§ **The problem**
Repeat, exactly and in full, the lines of the listing below, but without any pictures.

§ **Provided data**
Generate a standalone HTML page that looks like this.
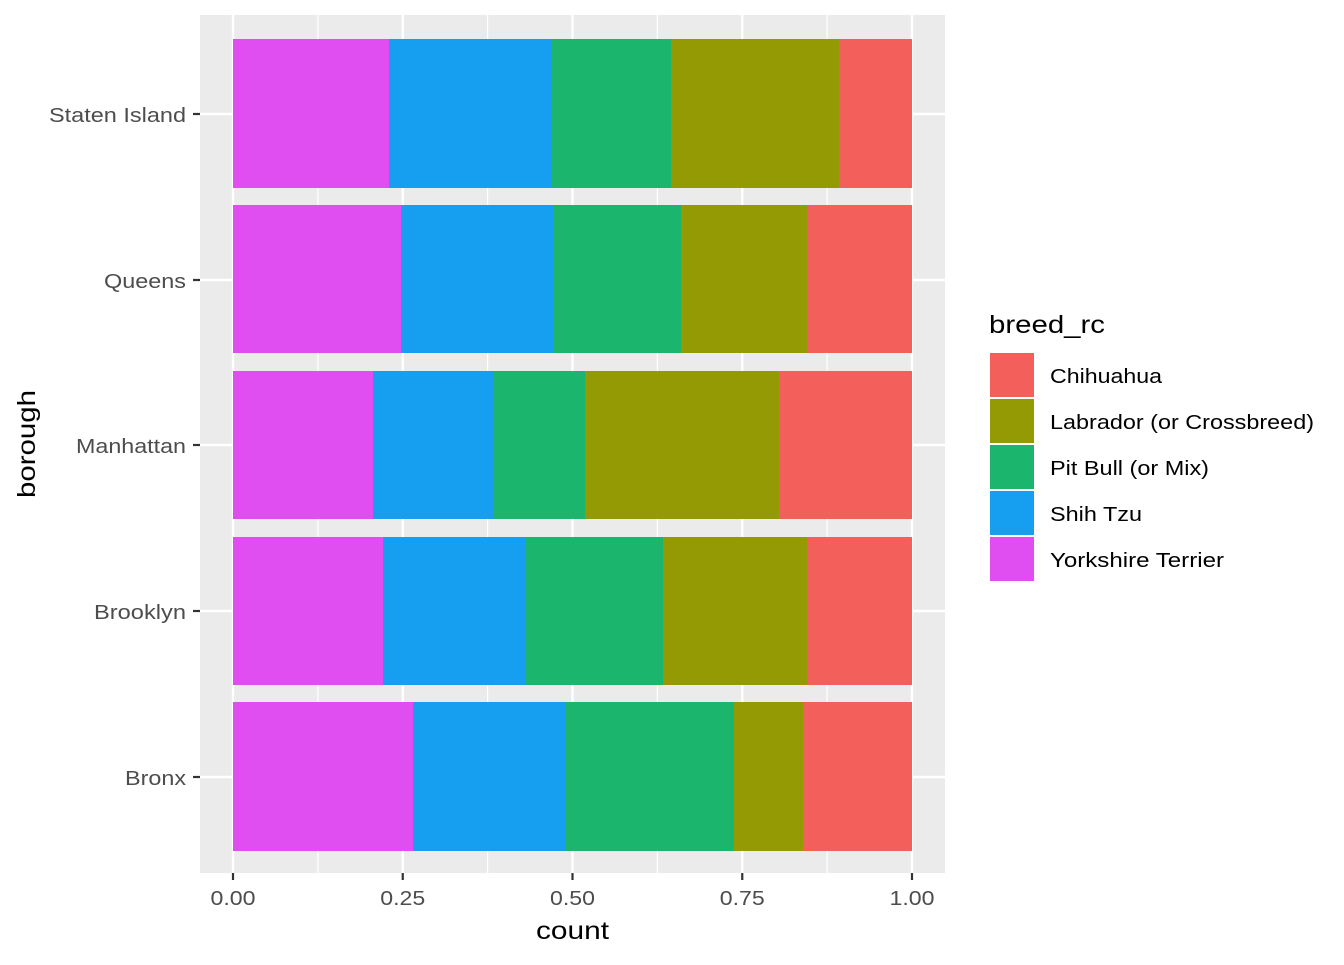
<!DOCTYPE html>
<html><head><style>body{margin:0;background:#fff}</style></head><body>
<svg width="1344" height="960" xmlns="http://www.w3.org/2000/svg" font-family="Liberation Sans, Arial, sans-serif">
<rect x="200" y="15" width="745" height="858" fill="#EBEBEB"/>
<g stroke="#fff" stroke-width="1.2">
<line x1="317.9" x2="317.9" y1="15" y2="873"/><line x1="487.6" x2="487.6" y1="15" y2="873"/><line x1="657.4" x2="657.4" y1="15" y2="873"/><line x1="827.1" x2="827.1" y1="15" y2="873"/>
</g>
<g stroke="#fff" stroke-width="2.4">
<line x1="233" x2="233" y1="15" y2="873"/><line x1="402.75" x2="402.75" y1="15" y2="873"/><line x1="572.5" x2="572.5" y1="15" y2="873"/><line x1="742.25" x2="742.25" y1="15" y2="873"/><line x1="912" x2="912" y1="15" y2="873"/>
<line x1="200" x2="945" y1="114" y2="114"/><line x1="200" x2="945" y1="280" y2="280"/><line x1="200" x2="945" y1="445" y2="445"/><line x1="200" x2="945" y1="611" y2="611"/><line x1="200" x2="945" y1="777" y2="777"/>
</g>
<g>
<rect x="233" y="39" width="156" height="149" fill="#E04DF0"/><rect x="389" y="39" width="162" height="149" fill="#169FF1"/><rect x="551" y="39" width="120" height="149" fill="#1BB56D"/><rect x="671" y="39" width="168" height="149" fill="#939A03"/><rect x="839" y="39" width="73" height="149" fill="#F35F5A"/>
<rect x="233" y="205" width="168" height="148" fill="#E04DF0"/><rect x="401" y="205" width="152" height="148" fill="#169FF1"/><rect x="553" y="205" width="128" height="148" fill="#1BB56D"/><rect x="681" y="205" width="126" height="148" fill="#939A03"/><rect x="807" y="205" width="105" height="148" fill="#F35F5A"/>
<rect x="233" y="371" width="140" height="148" fill="#E04DF0"/><rect x="373" y="371" width="120" height="148" fill="#169FF1"/><rect x="493" y="371" width="92" height="148" fill="#1BB56D"/><rect x="585" y="371" width="194" height="148" fill="#939A03"/><rect x="779" y="371" width="133" height="148" fill="#F35F5A"/>
<rect x="233" y="537" width="150" height="148" fill="#E04DF0"/><rect x="383" y="537" width="142" height="148" fill="#169FF1"/><rect x="525" y="537" width="138" height="148" fill="#1BB56D"/><rect x="663" y="537" width="144" height="148" fill="#939A03"/><rect x="807" y="537" width="105" height="148" fill="#F35F5A"/>
<rect x="233" y="702" width="180" height="149" fill="#E04DF0"/><rect x="413" y="702" width="152" height="149" fill="#169FF1"/><rect x="565" y="702" width="169" height="149" fill="#1BB56D"/><rect x="734" y="702" width="69" height="149" fill="#939A03"/><rect x="803" y="702" width="109" height="149" fill="#F35F5A"/>
</g>
<g stroke="#333" stroke-width="2.2">
<line x1="193" x2="200" y1="114" y2="114"/><line x1="193" x2="200" y1="280" y2="280"/><line x1="193" x2="200" y1="445" y2="445"/><line x1="193" x2="200" y1="611" y2="611"/><line x1="193" x2="200" y1="777" y2="777"/>
<line x1="233" x2="233" y1="873" y2="880"/><line x1="402.75" x2="402.75" y1="873" y2="880"/><line x1="572.5" x2="572.5" y1="873" y2="880"/><line x1="742.25" x2="742.25" y1="873" y2="880"/><line x1="912" x2="912" y1="873" y2="880"/>
</g>
<g font-size="20" fill="#4D4D4D">
<text x="49" y="122" textLength="137" lengthAdjust="spacingAndGlyphs">Staten Island</text>
<text x="104" y="288" textLength="82" lengthAdjust="spacingAndGlyphs">Queens</text>
<text x="76" y="453" textLength="110" lengthAdjust="spacingAndGlyphs">Manhattan</text>
<text x="94" y="619" textLength="92" lengthAdjust="spacingAndGlyphs">Brooklyn</text>
<text x="125" y="785" textLength="61" lengthAdjust="spacingAndGlyphs">Bronx</text>
</g>
<g font-size="20" fill="#4D4D4D">
<text x="210.5" y="905" textLength="45" lengthAdjust="spacingAndGlyphs">0.00</text>
<text x="380.25" y="905" textLength="45" lengthAdjust="spacingAndGlyphs">0.25</text>
<text x="550" y="905" textLength="45" lengthAdjust="spacingAndGlyphs">0.50</text>
<text x="719.75" y="905" textLength="45" lengthAdjust="spacingAndGlyphs">0.75</text>
<text x="889.5" y="905" textLength="45" lengthAdjust="spacingAndGlyphs">1.00</text>
</g>
<text x="536" y="939" font-size="25" textLength="73" lengthAdjust="spacingAndGlyphs">count</text>
<text transform="translate(35,498) rotate(-90)" font-size="25" textLength="108" lengthAdjust="spacingAndGlyphs">borough</text>
<text x="989" y="333" font-size="25" textLength="116" lengthAdjust="spacingAndGlyphs">breed_rc</text>
<g>
<rect x="990" y="353" width="44" height="44" fill="#F35F5A"/><rect x="990" y="399" width="44" height="44" fill="#939A03"/><rect x="990" y="445" width="44" height="44" fill="#1BB56D"/><rect x="990" y="491" width="44" height="44" fill="#169FF1"/><rect x="990" y="537" width="44" height="44" fill="#E04DF0"/>
</g>
<g font-size="20" fill="#000">
<text x="1050" y="383" textLength="112" lengthAdjust="spacingAndGlyphs">Chihuahua</text>
<text x="1050" y="429" textLength="264" lengthAdjust="spacingAndGlyphs">Labrador (or Crossbreed)</text>
<text x="1050" y="475" textLength="159" lengthAdjust="spacingAndGlyphs">Pit Bull (or Mix)</text>
<text x="1050" y="521" textLength="92" lengthAdjust="spacingAndGlyphs">Shih Tzu</text>
<text x="1050" y="567" textLength="174" lengthAdjust="spacingAndGlyphs">Yorkshire Terrier</text>
</g>
</svg>
</body></html>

§ **Result below**
Generate a standalone HTML page that looks like this.
<!DOCTYPE html>
<html><head><style>body{margin:0;background:#fff}</style></head><body>
<svg width="1344" height="960" xmlns="http://www.w3.org/2000/svg" font-family="Liberation Sans, Arial, sans-serif">
<rect x="200" y="15" width="745" height="858" fill="#EBEBEB"/>
<g stroke="#fff" stroke-width="1.2">
<line x1="317.9" x2="317.9" y1="15" y2="873"/><line x1="487.6" x2="487.6" y1="15" y2="873"/><line x1="657.4" x2="657.4" y1="15" y2="873"/><line x1="827.1" x2="827.1" y1="15" y2="873"/>
</g>
<g stroke="#fff" stroke-width="2.4">
<line x1="233" x2="233" y1="15" y2="873"/><line x1="402.75" x2="402.75" y1="15" y2="873"/><line x1="572.5" x2="572.5" y1="15" y2="873"/><line x1="742.25" x2="742.25" y1="15" y2="873"/><line x1="912" x2="912" y1="15" y2="873"/>
<line x1="200" x2="945" y1="114" y2="114"/><line x1="200" x2="945" y1="280" y2="280"/><line x1="200" x2="945" y1="445" y2="445"/><line x1="200" x2="945" y1="611" y2="611"/><line x1="200" x2="945" y1="777" y2="777"/>
</g>
<g>
<rect x="233" y="39" width="156" height="149" fill="#E04DF0"/><rect x="389" y="39" width="162" height="149" fill="#169FF1"/><rect x="551" y="39" width="120" height="149" fill="#1BB56D"/><rect x="671" y="39" width="168" height="149" fill="#939A03"/><rect x="839" y="39" width="73" height="149" fill="#F35F5A"/>
<rect x="233" y="205" width="168" height="148" fill="#E04DF0"/><rect x="401" y="205" width="152" height="148" fill="#169FF1"/><rect x="553" y="205" width="128" height="148" fill="#1BB56D"/><rect x="681" y="205" width="126" height="148" fill="#939A03"/><rect x="807" y="205" width="105" height="148" fill="#F35F5A"/>
<rect x="233" y="371" width="140" height="148" fill="#E04DF0"/><rect x="373" y="371" width="120" height="148" fill="#169FF1"/><rect x="493" y="371" width="92" height="148" fill="#1BB56D"/><rect x="585" y="371" width="194" height="148" fill="#939A03"/><rect x="779" y="371" width="133" height="148" fill="#F35F5A"/>
<rect x="233" y="537" width="150" height="148" fill="#E04DF0"/><rect x="383" y="537" width="142" height="148" fill="#169FF1"/><rect x="525" y="537" width="138" height="148" fill="#1BB56D"/><rect x="663" y="537" width="144" height="148" fill="#939A03"/><rect x="807" y="537" width="105" height="148" fill="#F35F5A"/>
<rect x="233" y="702" width="180" height="149" fill="#E04DF0"/><rect x="413" y="702" width="152" height="149" fill="#169FF1"/><rect x="565" y="702" width="169" height="149" fill="#1BB56D"/><rect x="734" y="702" width="69" height="149" fill="#939A03"/><rect x="803" y="702" width="109" height="149" fill="#F35F5A"/>
</g>
<g stroke="#333" stroke-width="2.2">
<line x1="193" x2="200" y1="114" y2="114"/><line x1="193" x2="200" y1="280" y2="280"/><line x1="193" x2="200" y1="445" y2="445"/><line x1="193" x2="200" y1="611" y2="611"/><line x1="193" x2="200" y1="777" y2="777"/>
<line x1="233" x2="233" y1="873" y2="880"/><line x1="402.75" x2="402.75" y1="873" y2="880"/><line x1="572.5" x2="572.5" y1="873" y2="880"/><line x1="742.25" x2="742.25" y1="873" y2="880"/><line x1="912" x2="912" y1="873" y2="880"/>
</g>
<g font-size="20" fill="#4D4D4D">
<text x="49" y="122" textLength="137" lengthAdjust="spacingAndGlyphs">Staten Island</text>
<text x="104" y="288" textLength="82" lengthAdjust="spacingAndGlyphs">Queens</text>
<text x="76" y="453" textLength="110" lengthAdjust="spacingAndGlyphs">Manhattan</text>
<text x="94" y="619" textLength="92" lengthAdjust="spacingAndGlyphs">Brooklyn</text>
<text x="125" y="785" textLength="61" lengthAdjust="spacingAndGlyphs">Bronx</text>
</g>
<g font-size="20" fill="#4D4D4D">
<text x="210.5" y="905" textLength="45" lengthAdjust="spacingAndGlyphs">0.00</text>
<text x="380.25" y="905" textLength="45" lengthAdjust="spacingAndGlyphs">0.25</text>
<text x="550" y="905" textLength="45" lengthAdjust="spacingAndGlyphs">0.50</text>
<text x="719.75" y="905" textLength="45" lengthAdjust="spacingAndGlyphs">0.75</text>
<text x="889.5" y="905" textLength="45" lengthAdjust="spacingAndGlyphs">1.00</text>
</g>
<text x="536" y="939" font-size="25" textLength="73" lengthAdjust="spacingAndGlyphs">count</text>
<text transform="translate(35,498) rotate(-90)" font-size="25" textLength="108" lengthAdjust="spacingAndGlyphs">borough</text>
<text x="989" y="333" font-size="25" textLength="116" lengthAdjust="spacingAndGlyphs">breed_rc</text>
<g>
<rect x="990" y="353" width="44" height="44" fill="#F35F5A"/><rect x="990" y="399" width="44" height="44" fill="#939A03"/><rect x="990" y="445" width="44" height="44" fill="#1BB56D"/><rect x="990" y="491" width="44" height="44" fill="#169FF1"/><rect x="990" y="537" width="44" height="44" fill="#E04DF0"/>
</g>
<g font-size="20" fill="#000">
<text x="1050" y="383" textLength="112" lengthAdjust="spacingAndGlyphs">Chihuahua</text>
<text x="1050" y="429" textLength="264" lengthAdjust="spacingAndGlyphs">Labrador (or Crossbreed)</text>
<text x="1050" y="475" textLength="159" lengthAdjust="spacingAndGlyphs">Pit Bull (or Mix)</text>
<text x="1050" y="521" textLength="92" lengthAdjust="spacingAndGlyphs">Shih Tzu</text>
<text x="1050" y="567" textLength="174" lengthAdjust="spacingAndGlyphs">Yorkshire Terrier</text>
</g>
</svg>
</body></html>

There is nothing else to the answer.